Given exercise — Only the lines from the start of the data through the line with "0.864, 0.883, 0.895, 0.908, 0.914]" belong in the copy. Restate them word for word, minus the pictures.

Source material —
• • • • • • •
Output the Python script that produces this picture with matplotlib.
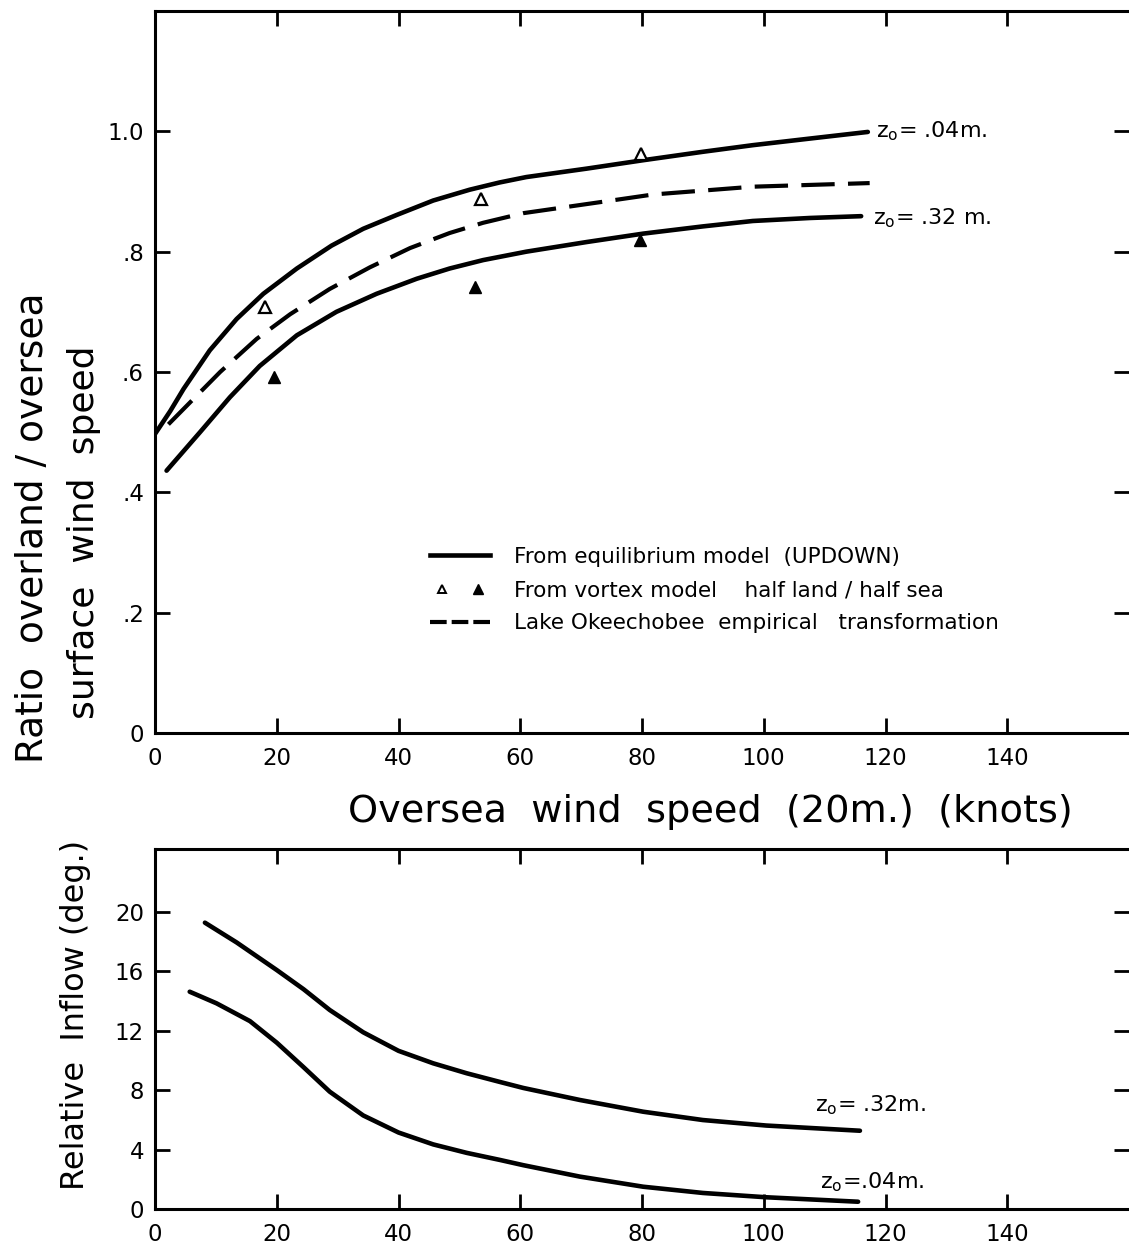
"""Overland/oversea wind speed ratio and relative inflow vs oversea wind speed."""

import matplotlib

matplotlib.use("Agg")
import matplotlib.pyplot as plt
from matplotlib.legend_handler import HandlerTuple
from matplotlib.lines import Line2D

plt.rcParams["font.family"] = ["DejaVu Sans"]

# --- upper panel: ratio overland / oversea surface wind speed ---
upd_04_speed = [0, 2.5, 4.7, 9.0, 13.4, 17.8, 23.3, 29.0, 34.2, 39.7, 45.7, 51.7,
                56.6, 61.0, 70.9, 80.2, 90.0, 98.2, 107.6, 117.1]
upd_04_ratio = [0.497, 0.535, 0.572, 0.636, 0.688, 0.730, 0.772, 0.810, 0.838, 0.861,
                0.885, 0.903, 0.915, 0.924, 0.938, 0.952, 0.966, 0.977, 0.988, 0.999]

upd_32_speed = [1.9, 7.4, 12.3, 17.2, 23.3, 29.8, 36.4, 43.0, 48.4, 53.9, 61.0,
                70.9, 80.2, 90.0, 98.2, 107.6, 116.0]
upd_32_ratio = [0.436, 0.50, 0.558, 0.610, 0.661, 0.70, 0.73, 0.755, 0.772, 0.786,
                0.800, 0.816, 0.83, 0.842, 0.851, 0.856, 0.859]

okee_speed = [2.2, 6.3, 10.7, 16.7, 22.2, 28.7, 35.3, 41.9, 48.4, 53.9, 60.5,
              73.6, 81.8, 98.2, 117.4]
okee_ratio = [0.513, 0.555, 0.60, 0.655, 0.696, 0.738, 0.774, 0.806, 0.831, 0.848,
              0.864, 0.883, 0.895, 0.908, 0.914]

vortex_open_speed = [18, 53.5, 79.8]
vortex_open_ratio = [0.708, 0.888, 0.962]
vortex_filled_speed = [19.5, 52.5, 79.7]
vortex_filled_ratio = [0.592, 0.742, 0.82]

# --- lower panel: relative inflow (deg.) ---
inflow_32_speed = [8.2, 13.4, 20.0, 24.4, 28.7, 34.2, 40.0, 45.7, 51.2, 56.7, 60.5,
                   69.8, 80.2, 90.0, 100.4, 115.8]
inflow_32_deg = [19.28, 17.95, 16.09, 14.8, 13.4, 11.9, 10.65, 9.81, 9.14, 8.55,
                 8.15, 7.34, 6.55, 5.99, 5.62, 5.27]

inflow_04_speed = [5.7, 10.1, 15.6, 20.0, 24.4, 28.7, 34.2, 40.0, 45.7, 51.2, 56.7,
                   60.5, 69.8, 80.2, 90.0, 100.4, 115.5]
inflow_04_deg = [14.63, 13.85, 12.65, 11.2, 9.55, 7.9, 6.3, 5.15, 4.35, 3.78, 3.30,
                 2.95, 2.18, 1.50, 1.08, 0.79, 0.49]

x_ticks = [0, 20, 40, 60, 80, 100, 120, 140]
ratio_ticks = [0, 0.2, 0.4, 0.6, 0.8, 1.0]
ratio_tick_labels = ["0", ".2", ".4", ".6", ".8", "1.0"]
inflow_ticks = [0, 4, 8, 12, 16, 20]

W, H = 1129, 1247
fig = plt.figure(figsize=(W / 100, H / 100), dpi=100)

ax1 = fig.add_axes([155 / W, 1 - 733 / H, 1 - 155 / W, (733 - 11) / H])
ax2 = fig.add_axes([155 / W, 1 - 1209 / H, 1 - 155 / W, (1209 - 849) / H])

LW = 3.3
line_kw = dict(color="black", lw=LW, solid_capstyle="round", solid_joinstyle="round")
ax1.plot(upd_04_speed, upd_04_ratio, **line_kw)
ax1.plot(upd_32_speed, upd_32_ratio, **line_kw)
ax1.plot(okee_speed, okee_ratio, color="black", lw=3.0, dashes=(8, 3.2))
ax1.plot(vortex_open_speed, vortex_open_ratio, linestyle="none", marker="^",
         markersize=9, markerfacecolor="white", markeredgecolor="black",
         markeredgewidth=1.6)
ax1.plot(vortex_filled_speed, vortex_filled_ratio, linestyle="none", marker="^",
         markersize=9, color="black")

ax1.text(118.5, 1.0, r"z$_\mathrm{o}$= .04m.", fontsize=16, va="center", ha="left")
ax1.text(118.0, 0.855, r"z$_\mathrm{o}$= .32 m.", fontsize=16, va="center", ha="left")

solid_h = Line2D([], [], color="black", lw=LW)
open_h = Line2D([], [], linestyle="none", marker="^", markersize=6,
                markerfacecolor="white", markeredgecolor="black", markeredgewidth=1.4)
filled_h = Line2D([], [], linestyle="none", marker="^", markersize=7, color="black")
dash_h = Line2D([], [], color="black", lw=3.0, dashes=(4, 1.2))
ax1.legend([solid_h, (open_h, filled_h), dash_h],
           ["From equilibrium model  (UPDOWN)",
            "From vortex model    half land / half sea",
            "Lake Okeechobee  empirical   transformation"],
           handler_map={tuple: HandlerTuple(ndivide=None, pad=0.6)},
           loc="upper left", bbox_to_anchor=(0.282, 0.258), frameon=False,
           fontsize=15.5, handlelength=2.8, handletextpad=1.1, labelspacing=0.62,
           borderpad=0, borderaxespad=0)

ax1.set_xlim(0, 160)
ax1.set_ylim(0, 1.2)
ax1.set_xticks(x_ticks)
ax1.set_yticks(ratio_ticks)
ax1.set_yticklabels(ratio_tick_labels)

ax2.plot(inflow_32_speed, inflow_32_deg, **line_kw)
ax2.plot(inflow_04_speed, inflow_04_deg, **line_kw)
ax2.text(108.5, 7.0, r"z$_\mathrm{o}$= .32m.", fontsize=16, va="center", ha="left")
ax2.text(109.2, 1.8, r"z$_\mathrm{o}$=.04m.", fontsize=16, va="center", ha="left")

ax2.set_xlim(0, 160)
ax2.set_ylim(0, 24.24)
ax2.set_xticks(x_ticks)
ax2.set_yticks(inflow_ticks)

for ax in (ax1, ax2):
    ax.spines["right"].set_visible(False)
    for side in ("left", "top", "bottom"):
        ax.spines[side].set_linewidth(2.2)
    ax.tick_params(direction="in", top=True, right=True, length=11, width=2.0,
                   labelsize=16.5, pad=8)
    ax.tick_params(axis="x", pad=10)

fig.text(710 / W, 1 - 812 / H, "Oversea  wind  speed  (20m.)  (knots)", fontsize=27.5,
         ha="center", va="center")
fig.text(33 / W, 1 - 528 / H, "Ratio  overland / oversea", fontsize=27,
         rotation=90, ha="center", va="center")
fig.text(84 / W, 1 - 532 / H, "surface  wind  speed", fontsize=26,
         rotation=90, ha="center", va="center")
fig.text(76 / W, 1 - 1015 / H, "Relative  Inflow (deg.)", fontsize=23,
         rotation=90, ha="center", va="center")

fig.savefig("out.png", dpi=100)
• • • • • • •
Complete answer —
Output the Python script that produces this picture with matplotlib.
"""Overland/oversea wind speed ratio and relative inflow vs oversea wind speed."""

import matplotlib

matplotlib.use("Agg")
import matplotlib.pyplot as plt
from matplotlib.legend_handler import HandlerTuple
from matplotlib.lines import Line2D

plt.rcParams["font.family"] = ["DejaVu Sans"]

# --- upper panel: ratio overland / oversea surface wind speed ---
upd_04_speed = [0, 2.5, 4.7, 9.0, 13.4, 17.8, 23.3, 29.0, 34.2, 39.7, 45.7, 51.7,
                56.6, 61.0, 70.9, 80.2, 90.0, 98.2, 107.6, 117.1]
upd_04_ratio = [0.497, 0.535, 0.572, 0.636, 0.688, 0.730, 0.772, 0.810, 0.838, 0.861,
                0.885, 0.903, 0.915, 0.924, 0.938, 0.952, 0.966, 0.977, 0.988, 0.999]

upd_32_speed = [1.9, 7.4, 12.3, 17.2, 23.3, 29.8, 36.4, 43.0, 48.4, 53.9, 61.0,
                70.9, 80.2, 90.0, 98.2, 107.6, 116.0]
upd_32_ratio = [0.436, 0.50, 0.558, 0.610, 0.661, 0.70, 0.73, 0.755, 0.772, 0.786,
                0.800, 0.816, 0.83, 0.842, 0.851, 0.856, 0.859]

okee_speed = [2.2, 6.3, 10.7, 16.7, 22.2, 28.7, 35.3, 41.9, 48.4, 53.9, 60.5,
              73.6, 81.8, 98.2, 117.4]
okee_ratio = [0.513, 0.555, 0.60, 0.655, 0.696, 0.738, 0.774, 0.806, 0.831, 0.848,
              0.864, 0.883, 0.895, 0.908, 0.914]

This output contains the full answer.